Male breast cancer is a rare condition; about 1% of breast cancer cases in the UK are in males. It usually affects men over 60 year old, and the risk factors include genetic predisposition and family history, hormonal factors, or previous radiotherapy to the chest. The presentation is similar to female breast cancer, such as a breast lump, changes to the nipples, or small bumps in the armpit. The treatment options for breast cancer can be surgical, radiotherapy, or chemotherapy. This depends on the investigations and the stage of the condition.
You are a healthcare professional who just started working in a surgical ward. Your patient is Mr. Osman, a 64-year-old man from an ethnic minority, who presented with fluid oozing from the right nipple. You noticed that Mr. Osman was capable of making his own decisions, but he seemed to be uncomfortable to talk about his health condition and skipping some details in his medical history. He was accompanied by his supportive wife, Tooba, who attempted to comfort him and encouraged him to give more details about his condition to you. The surgical team’s opinion was to admit Mr. Osman to the surgical ward for further investigations. Mr. Osman was hesitant about his admission, he asked his wife not to tell his five daughters and sons about his condition and frequently asked you about who can see his information and diagnosis.

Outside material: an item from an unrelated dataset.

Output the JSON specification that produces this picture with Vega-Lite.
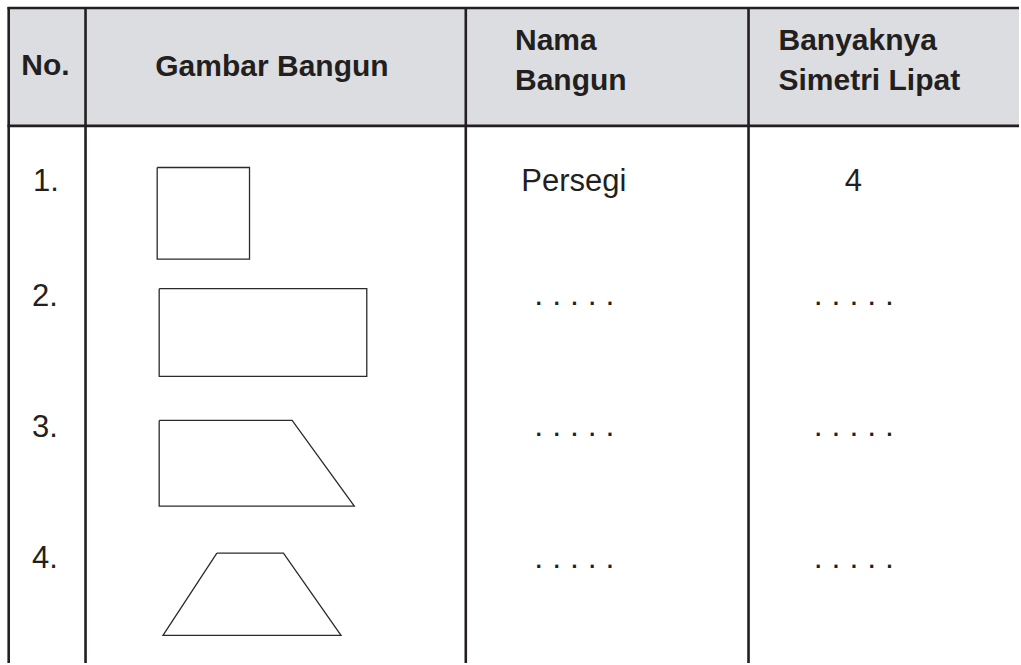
{
  "$schema": "https://vega.github.io/schema/vega-lite/v6.json",
  "width": 1021,
  "height": 665,
  "padding": 0,
  "autosize": {"type": "fit", "contains": "padding"},
  "background": "white",
  "config": {"view": {"stroke": null}},
  "datasets": {
    "bg": [{"x": 9, "x2": 1021, "y": 8, "y2": 126}],
    "rules": [
      {"x": 7.5, "x2": 1021, "y": 8, "y2": 8},
      {"x": 7.5, "x2": 1021, "y": 126.3, "y2": 126.3},
      {"x": 8.7, "x2": 8.7, "y": 7, "y2": 665},
      {"x": 85.7, "x2": 85.7, "y": 7, "y2": 665},
      {"x": 466.7, "x2": 466.7, "y": 7, "y2": 665},
      {"x": 750, "x2": 750, "y": 7, "y2": 665}
    ],
    "shapes": [
      {"shape": "persegi", "i": 0, "x": 157.5, "y": 168},
      {"shape": "persegi", "i": 1, "x": 250, "y": 168},
      {"shape": "persegi", "i": 2, "x": 250, "y": 260},
      {"shape": "persegi", "i": 3, "x": 157.5, "y": 260},
      {"shape": "persegi", "i": 4, "x": 157.5, "y": 168},
      {"shape": "persegi panjang", "i": 0, "x": 159.5, "y": 289.5},
      {"shape": "persegi panjang", "i": 1, "x": 367.5, "y": 289.5},
      {"shape": "persegi panjang", "i": 2, "x": 367.5, "y": 377.5},
      {"shape": "persegi panjang", "i": 3, "x": 159.5, "y": 377.5},
      {"shape": "persegi panjang", "i": 4, "x": 159.5, "y": 289.5},
      {"shape": "trapesium siku", "i": 0, "x": 159.5, "y": 421.7},
      {"shape": "trapesium siku", "i": 1, "x": 292.7, "y": 421.7},
      {"shape": "trapesium siku", "i": 2, "x": 355, "y": 507.7},
      {"shape": "trapesium siku", "i": 3, "x": 159.5, "y": 507.7},
      {"shape": "trapesium siku", "i": 4, "x": 159.5, "y": 421.7},
      {"shape": "trapesium sama kaki", "i": 0, "x": 217.3, "y": 554.7},
      {"shape": "trapesium sama kaki", "i": 1, "x": 284, "y": 554.7},
      {"shape": "trapesium sama kaki", "i": 2, "x": 341.7, "y": 637.3},
      {"shape": "trapesium sama kaki", "i": 3, "x": 163.3, "y": 637.3},
      {"shape": "trapesium sama kaki", "i": 4, "x": 217.3, "y": 554.7}
    ],
    "headC": [
      {"label": "No.", "x": 45.5, "y": 75.5},
      {"label": "Gambar Bangun", "x": 272.5, "y": 76}
    ],
    "headL": [
      {"label": "Nama", "x": 516, "y": 50},
      {"label": "Bangun", "x": 516, "y": 90},
      {"label": "Banyaknya", "x": 780, "y": 50},
      {"label": "Simetri Lipat", "x": 780, "y": 90}
    ],
    "cells": [
      {"label": "1.", "x": 46, "y": 192},
      {"label": "2.", "x": 45, "y": 306.5},
      {"label": "3.", "x": 45, "y": 438},
      {"label": "4.", "x": 45, "y": 570},
      {"label": "Persegi", "x": 575, "y": 192},
      {"label": "4", "x": 855, "y": 192}
    ],
    "dots": [
      {"label": ". . . . .", "x": 575.5, "y": 306},
      {"label": ". . . . .", "x": 855.5, "y": 306},
      {"label": ". . . . .", "x": 575.5, "y": 437.5},
      {"label": ". . . . .", "x": 855.5, "y": 437.5},
      {"label": ". . . . .", "x": 575.5, "y": 569.5},
      {"label": ". . . . .", "x": 855.5, "y": 569.5}
    ]
  },
  "encoding": {
    "x": {"field": "x", "type": "quantitative", "axis": null, "scale": {"domain": [0, 1021], "nice": false, "zero": false}},
    "y": {"field": "y", "type": "quantitative", "axis": null, "scale": {"domain": [0, 665], "nice": false, "zero": false, "reverse": true}}
  },
  "layer": [
    {
      "data": {"name": "bg"},
      "mark": {"type": "rect", "fill": "#dcdde0", "stroke": null},
      "encoding": {"x2": {"field": "x2"}, "y2": {"field": "y2"}}
    },
    {
      "data": {"name": "rules"},
      "mark": {"type": "rule", "color": "#231f20", "strokeWidth": 2.6},
      "encoding": {"x2": {"field": "x2"}, "y2": {"field": "y2"}}
    },
    {
      "data": {"name": "shapes"},
      "mark": {"type": "line", "color": "#2b2b2b", "strokeWidth": 1.3, "strokeJoin": "miter"},
      "encoding": {
        "detail": {"field": "shape", "type": "nominal"},
        "order": {"field": "i", "type": "quantitative"}
      }
    },
    {
      "data": {"name": "headC"},
      "mark": {"type": "text", "font": "Liberation Sans", "fontWeight": "bold", "fontSize": 30, "align": "center", "baseline": "alphabetic", "color": "#231f20"},
      "encoding": {"text": {"field": "label"}}
    },
    {
      "data": {"name": "headL"},
      "mark": {"type": "text", "font": "Liberation Sans", "fontWeight": "bold", "fontSize": 30, "align": "left", "baseline": "alphabetic", "color": "#231f20"},
      "encoding": {"text": {"field": "label"}}
    },
    {
      "data": {"name": "cells"},
      "mark": {"type": "text", "font": "Liberation Sans", "fontSize": 31, "align": "center", "baseline": "alphabetic", "color": "#231f20"},
      "encoding": {"text": {"field": "label"}}
    },
    {
      "data": {"name": "dots"},
      "mark": {"type": "text", "font": "Liberation Sans", "fontSize": 32, "align": "center", "baseline": "alphabetic", "color": "#231f20"},
      "encoding": {"text": {"field": "label"}}
    }
  ]
}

Within three days of admission, you developed a better understanding of Mr. Osman’s stance and you found him a sociable person who is embarrassed about his condition. The investigations confirmed the diagnosis of breast cancer. You were going with the surgical team to his room to explain the diagnosis and discuss the different treatment options with him.
Before you entered the room, you were stopped by his wife, she asked you about the diagnosis but you were reluctant to share it. She asked you, ‘is everything okay?’, you only responded ‘I have to discuss this with your husband’. The wife perceived the response as something wrong is happening and then she insisted: ‘if the diagnosis is something bad about his breast then do not tell him, tell him it is his skin’, she explained that in their culture the man is the head of the family who should always be strong. She added ‘diseases that affect women are embarrassing and he would prefer to leave the hospital or die than admitting to having such condition’. You knew that his wife had a better understanding of their culture, which means Mr. Osman might not agree to further investigations or treatment, however, you also knew that Mr. Osman is your patient and he should know his diagnosis. The situation you face is whether you should tell the truth to Mr. Osman on his diagnosis or consider his wife’s request.